7. The MAC processor of claim 6, wherein the logic is to multiply pre-coded combinations of smaller multiplier products by a constant to obtain a sum.

8. The MAC processor of claim 1, wherein all of the multiple multipliers are of a same precision.

9. The MAC processor of claim 1, wherein the logic is to:

source one or more arithmetic blocks by a plurality of input channels; and

decompose each of the plurality of input channels into smaller input channels.

10. The MAC processor of claim 1, wherein the logic is to add multiplier outputs in rank order across the plurality of arithmetic blocks.

11. The MAC processor of claim 1, wherein the logic is to decode subsets of weights and activations as a multiplier pre-process operation.

12. The MAC processor of claim 1, wherein the logic is to invert individual partial products to operate one or more multipliers as a signed magnitude multiplier.

13. The MAC processor of claim 12, wherein the logic is to add a single mixed radix partial product, and wherein a final partial product of a lower radix operates as a subset of possibilities of a higher radix.

14. The MAC processor of claim 12, wherein, for a group of multipliers, the logic is to:

sum ranks of partial products; and

sum a group of partial products in a different radix separately from the ranks of partial products.

15. The MAC processor of claim 14, wherein the group of multipliers one or more of provide unsigned multiplication or are in signed magnitude format.

16. The MAC processor of claim 1, wherein the logic is to:

zero out a top portion of partial products;

zero out a bottom portion of the partial products;

compress ranks of each set of original partial products independently; and

shift groups of ranks into an alignment of a smaller precision.

17. The MAC processor of claim 16, wherein the logic is to:

calculate, via multipliers, signed magnitude values in a first precision and a second precision;

calculate a first set of additional partial products in the first precision; and

calculate a second set of additional partial products in the second precision.

18. The MAC processor of claim 1, wherein the logic is to:

sort individual exponents of floating point representations to identify a largest exponent;

denormalize multiplier products to the largest exponent;

sum the denormalized multiplier products to obtain a product sum; and

normalize the product sum to a single floating point value.

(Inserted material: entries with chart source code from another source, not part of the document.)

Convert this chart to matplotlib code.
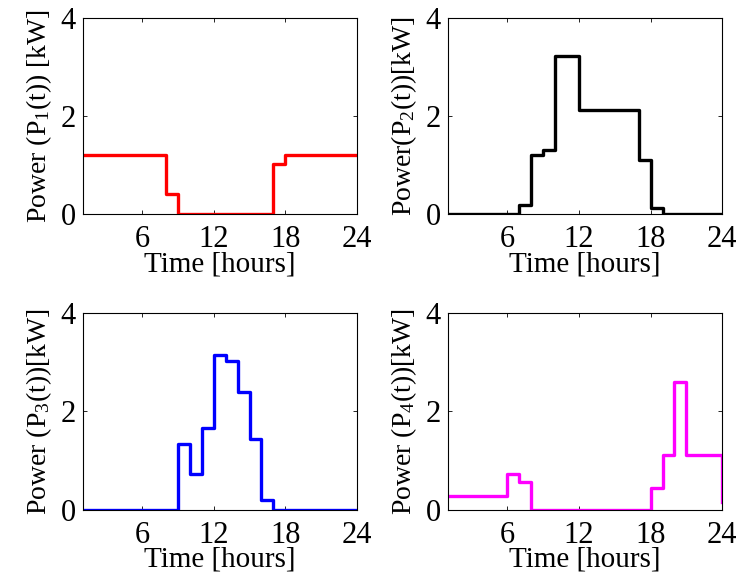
import numpy as np
import matplotlib
matplotlib.use('Agg')
import matplotlib.pyplot as plt

plt.rcParams['font.family'] = ['Liberation Serif', 'DejaVu Serif']
plt.rcParams['mathtext.fontset'] = 'custom'
plt.rcParams['mathtext.rm'] = 'Liberation Serif'
plt.rcParams['mathtext.it'] = 'Liberation Serif'
plt.rcParams['font.size'] = 21

# hours 1..24, value held from hour k to k+1 (stairs)
hours = np.arange(1, 25)

p1 = [1.2, 1.2, 1.2, 1.2, 1.2, 1.2, 1.2, 0.42, 0, 0, 0, 0, 0, 0, 0, 0,
      1.02, 1.2, 1.2, 1.2, 1.2, 1.2, 1.2, 1.2]
p2 = [0, 0, 0, 0, 0, 0, 0.18, 1.2, 1.3, 3.22, 3.22, 2.12, 2.12, 2.12, 2.12, 2.12,
      1.1, 0.12, 0, 0, 0, 0, 0, 0]
p3 = [0, 0, 0, 0, 0, 0, 0, 0, 1.34, 0.72, 1.66, 3.13, 3.02, 2.38, 1.44, 0.2,
      0, 0, 0, 0, 0, 0, 0, 0]
p4 = [0.28, 0.28, 0.28, 0.28, 0.28, 0.73, 0.55, 0, 0, 0, 0, 0, 0, 0, 0, 0,
      0, 0.44, 1.1, 2.6, 1.1, 1.1, 1.1, 0.15]

series = [p1, p2, p3, p4]
colors = ['#ff0000', '#000000', '#0000ff', '#ff00ff']
ylabels = ['Power (P$_1$(t)) [kW]', 'Power(P$_2$(t))[kW]',
           'Power (P$_3$(t))[kW]', 'Power (P$_4$(t))[kW]']

fig = plt.figure(figsize=(7.4, 5.79), dpi=100)
boxes = [[0.112, 0.630, 0.370, 0.339],
         [0.605, 0.630, 0.371, 0.339],
         [0.112, 0.120, 0.370, 0.340],
         [0.605, 0.120, 0.371, 0.340]]

for box, p, c, lab in zip(boxes, series, colors, ylabels):
    ax = fig.add_axes(box)
    ax.step(hours, p, where='post', color=c, linewidth=2.4)
    ax.set_xlim(1, 24)
    ax.set_ylim(0, 4)
    ax.set_xticks([6, 12, 18, 24])
    ax.set_yticks([0, 2, 4])
    ax.tick_params(direction='in', top=True, right=True, length=3, width=0.6,
                   labelsize=22)
    ax.tick_params(axis='x', pad=8)
    ax.tick_params(axis='y', pad=5)
    for s in ax.spines.values():
        s.set_linewidth(0.8)
    ax.set_xlabel('Time [hours]', labelpad=-2)
    ax.set_ylabel(lab, fontsize=20, labelpad=5)

fig.savefig('out.png', dpi=100)
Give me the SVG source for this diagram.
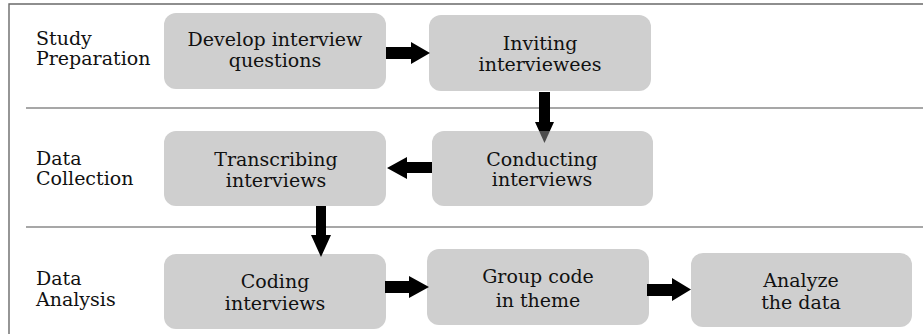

19. The MAC processor of claim 1, wherein the plurality of arithmetic blocks are cascaded in a sequence, and wherein the logic is to:

denormalize, at each subsequent arithmetic block, a smaller of two values to a larger value; and

sum the two values.

20. The MAC processor of claim 1, wherein the logic is to arrange sparsity information for activations and weights in accordance with a bitmap format that is common to multiple precisions.

21. The MAC processor of claim 1, wherein the logic coupled to the one or more substrates includes transistor channel regions that are positioned within the one or more substrates.

22. A computing system comprising:

a network controller; and

a multiply-accumulate (MAC) processor coupled to the network controller, wherein the MAC processor includes logic coupled to one or more substrates, wherein the logic includes a plurality of arithmetic blocks, wherein the plurality of arithmetic blocks each contain multiple multipliers, and wherein the logic is to combine multipliers either within each arithmetic block or across multiple arithmetic blocks.

23. The computing system of claim 22, wherein one or more intermediate multipliers are of a size that is less than precisions supported by arithmetic blocks containing the one or more intermediate multipliers.

24. A method comprising:

providing one or more substrates; and

coupling logic to the one or more substrates, wherein the logic is implemented at least partly in one or more of configurable or fixed-functionality hardware, the logic including a plurality of arithmetic blocks, wherein the plurality of arithmetic blocks each contain multiple multipliers, and wherein the logic is to combine multipliers either within each arithmetic block or across multiple arithmetic blocks.

25. The method of claim 24, wherein one or more intermediate multipliers are of a size that is less than precisions supported by arithmetic blocks containing the one or more intermediate multipliers.